- Information provided -
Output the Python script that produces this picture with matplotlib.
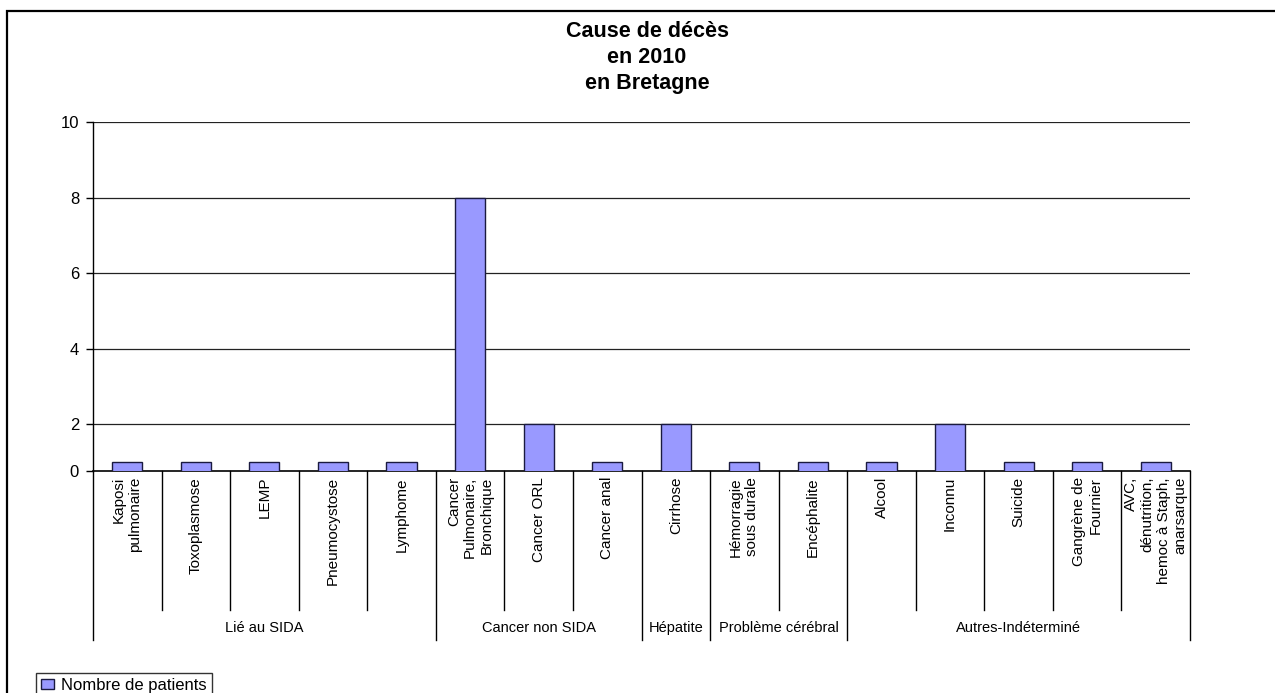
import matplotlib
matplotlib.use("Agg")
import matplotlib.pyplot as plt
from matplotlib.patches import Rectangle, Patch
import matplotlib.transforms as mtransforms

plt.rcParams['font.family'] = ['Liberation Sans', 'DejaVu Sans']

# ---- data ----
categories = ["Kaposi\npulmonaire", "Toxoplasmose", "LEMP", "Pneumocystose", "Lymphome",
              "Cancer\nPulmonaire,\nBronchique", "Cancer ORL", "Cancer anal",
              "Cirrhose",
              "Hémorragie\nsous durale", "Encéphalite",
              "Alcool", "Inconnu", "Suicide", "Gangrène de\nFournier",
              "AVC,\ndénutrition,\nhemoc à Staph,\nanarsarque"]
values = [1, 1, 1, 1, 1, 8, 2, 1, 2, 1, 1, 1, 2, 1, 1, 1]
groups = ["Lié au SIDA", "Cancer non SIDA", "Hépatite", "Problème cérébral", "Autres-Indéterminé"]
group_sizes = [5, 3, 1, 2, 5]
y_ticks = [2, 4, 6, 8, 10]
y_tick_labels = ["2", "4", "6", "8", "10"]
series_name = "Nombre de patients"
title = "Cause de décès\nen 2010\nen Bretagne"

W, H = 1275, 693
fig = plt.figure(figsize=(W / 100, H / 100), dpi=100)
fig.patch.set_facecolor("white")

# outer chart frame (extends beyond right/bottom edges)
fig.patches.append(Rectangle((7 / W, -0.2), 1.5, 1.2 - 11 / H, transform=fig.transFigure,
                             fill=False, edgecolor="black", lw=1.6, zorder=0))

left, right, top, bottom = 93, 1190, 122, 471
ax = fig.add_axes([left / W, 1 - bottom / H, (right - left) / W, (bottom - top) / H])

n = len(categories)
x = list(range(n))
ax.bar(x, values, width=0.44, color="#9999FF", edgecolor="#1a1a40", linewidth=1.0, zorder=3)

ax.set_xlim(-0.5, n - 0.5)
y_visible_min = 0.755
ax.set_ylim(y_visible_min, 10)
ax.set_yticks([y_visible_min] + y_ticks)
ax.set_yticklabels(["0"] + y_tick_labels, fontsize=12)
ax.tick_params(axis="y", direction="out", length=5, width=1, pad=5, colors="black")
ax.set_xticks([])
for yv in y_ticks:
    ax.axhline(yv, color="#222222", lw=0.9, zorder=1)

for s in ["top", "right"]:
    ax.spines[s].set_visible(False)
ax.spines["left"].set_linewidth(1.0)
ax.spines["bottom"].set_linewidth(1.2)

# multi-level category axis
trans = mtransforms.blended_transform_factory(ax.transData, ax.transAxes)
ah = bottom - top
cat_line_bottom = (bottom - 610) / ah
grp_line_bottom = (bottom - 640) / ah
label_top = (bottom - 477) / ah
grp_label_y = (bottom - 628) / ah

boundaries = [0]
for g in group_sizes:
    boundaries.append(boundaries[-1] + g)

for i in range(n + 1):
    xb = i - 0.5
    yb = grp_line_bottom if i in boundaries else cat_line_bottom
    ax.plot([xb, xb], [0, yb], color="black", lw=1.0, transform=trans, clip_on=False)

for i, c in enumerate(categories):
    ax.text(i, label_top, c, rotation=90, ha="center", va="top", multialignment="right",
            fontsize=11, transform=trans, linespacing=1.2)

for gi, g in enumerate(groups):
    xc = (boundaries[gi] + boundaries[gi + 1]) / 2 - 0.5
    ax.text(xc, grp_label_y, g, ha="center", va="center", fontsize=10.5, transform=trans)

fig.text(647 / W, 1 - 21 / H, title, ha="center", va="top", fontsize=15.5,
         fontweight="bold", linespacing=1.32)

handle = Patch(facecolor="#9999FF", edgecolor="#1a1a40", linewidth=1.0)
leg = fig.legend([handle], [series_name], loc="upper left",
                 bbox_to_anchor=(36 / W, 1 - 673 / H), frameon=True, fancybox=False,
                 edgecolor="black", fontsize=12, handlelength=0.8, handleheight=0.6,
                 handletextpad=0.4, borderpad=0.3, borderaxespad=0)
leg.get_frame().set_linewidth(1.0)

fig.savefig("out.png", dpi=100, facecolor="white")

- Exercise directions -
Reproduce the full listing faithfully, but do not carry over any pictures.

- Complete answer -
Output the Python script that produces this picture with matplotlib.
import matplotlib
matplotlib.use("Agg")
import matplotlib.pyplot as plt
from matplotlib.patches import Rectangle, Patch
import matplotlib.transforms as mtransforms

plt.rcParams['font.family'] = ['Liberation Sans', 'DejaVu Sans']

# ---- data ----
categories = ["Kaposi\npulmonaire", "Toxoplasmose", "LEMP", "Pneumocystose", "Lymphome",
              "Cancer\nPulmonaire,\nBronchique", "Cancer ORL", "Cancer anal",
              "Cirrhose",
              "Hémorragie\nsous durale", "Encéphalite",
              "Alcool", "Inconnu", "Suicide", "Gangrène de\nFournier",
              "AVC,\ndénutrition,\nhemoc à Staph,\nanarsarque"]
values = [1, 1, 1, 1, 1, 8, 2, 1, 2, 1, 1, 1, 2, 1, 1, 1]
groups = ["Lié au SIDA", "Cancer non SIDA", "Hépatite", "Problème cérébral", "Autres-Indéterminé"]
group_sizes = [5, 3, 1, 2, 5]
y_ticks = [2, 4, 6, 8, 10]
y_tick_labels = ["2", "4", "6", "8", "10"]
series_name = "Nombre de patients"
title = "Cause de décès\nen 2010\nen Bretagne"

W, H = 1275, 693
fig = plt.figure(figsize=(W / 100, H / 100), dpi=100)
fig.patch.set_facecolor("white")

# outer chart frame (extends beyond right/bottom edges)
fig.patches.append(Rectangle((7 / W, -0.2), 1.5, 1.2 - 11 / H, transform=fig.transFigure,
                             fill=False, edgecolor="black", lw=1.6, zorder=0))

left, right, top, bottom = 93, 1190, 122, 471
ax = fig.add_axes([left / W, 1 - bottom / H, (right - left) / W, (bottom - top) / H])

n = len(categories)
x = list(range(n))
ax.bar(x, values, width=0.44, color="#9999FF", edgecolor="#1a1a40", linewidth=1.0, zorder=3)

ax.set_xlim(-0.5, n - 0.5)
y_visible_min = 0.755
ax.set_ylim(y_visible_min, 10)
ax.set_yticks([y_visible_min] + y_ticks)
ax.set_yticklabels(["0"] + y_tick_labels, fontsize=12)
ax.tick_params(axis="y", direction="out", length=5, width=1, pad=5, colors="black")
ax.set_xticks([])
for yv in y_ticks:
    ax.axhline(yv, color="#222222", lw=0.9, zorder=1)

for s in ["top", "right"]:
    ax.spines[s].set_visible(False)
ax.spines["left"].set_linewidth(1.0)
ax.spines["bottom"].set_linewidth(1.2)

# multi-level category axis
trans = mtransforms.blended_transform_factory(ax.transData, ax.transAxes)
ah = bottom - top
cat_line_bottom = (bottom - 610) / ah
grp_line_bottom = (bottom - 640) / ah
label_top = (bottom - 477) / ah
grp_label_y = (bottom - 628) / ah

boundaries = [0]
for g in group_sizes:
    boundaries.append(boundaries[-1] + g)

for i in range(n + 1):
    xb = i - 0.5
    yb = grp_line_bottom if i in boundaries else cat_line_bottom
    ax.plot([xb, xb], [0, yb], color="black", lw=1.0, transform=trans, clip_on=False)

for i, c in enumerate(categories):
    ax.text(i, label_top, c, rotation=90, ha="center", va="top", multialignment="right",
            fontsize=11, transform=trans, linespacing=1.2)

for gi, g in enumerate(groups):
    xc = (boundaries[gi] + boundaries[gi + 1]) / 2 - 0.5
    ax.text(xc, grp_label_y, g, ha="center", va="center", fontsize=10.5, transform=trans)

fig.text(647 / W, 1 - 21 / H, title, ha="center", va="top", fontsize=15.5,
         fontweight="bold", linespacing=1.32)

handle = Patch(facecolor="#9999FF", edgecolor="#1a1a40", linewidth=1.0)
leg = fig.legend([handle], [series_name], loc="upper left",
                 bbox_to_anchor=(36 / W, 1 - 673 / H), frameon=True, fancybox=False,
                 edgecolor="black", fontsize=12, handlelength=0.8, handleheight=0.6,
                 handletextpad=0.4, borderpad=0.3, borderaxespad=0)
leg.get_frame().set_linewidth(1.0)

fig.savefig("out.png", dpi=100, facecolor="white")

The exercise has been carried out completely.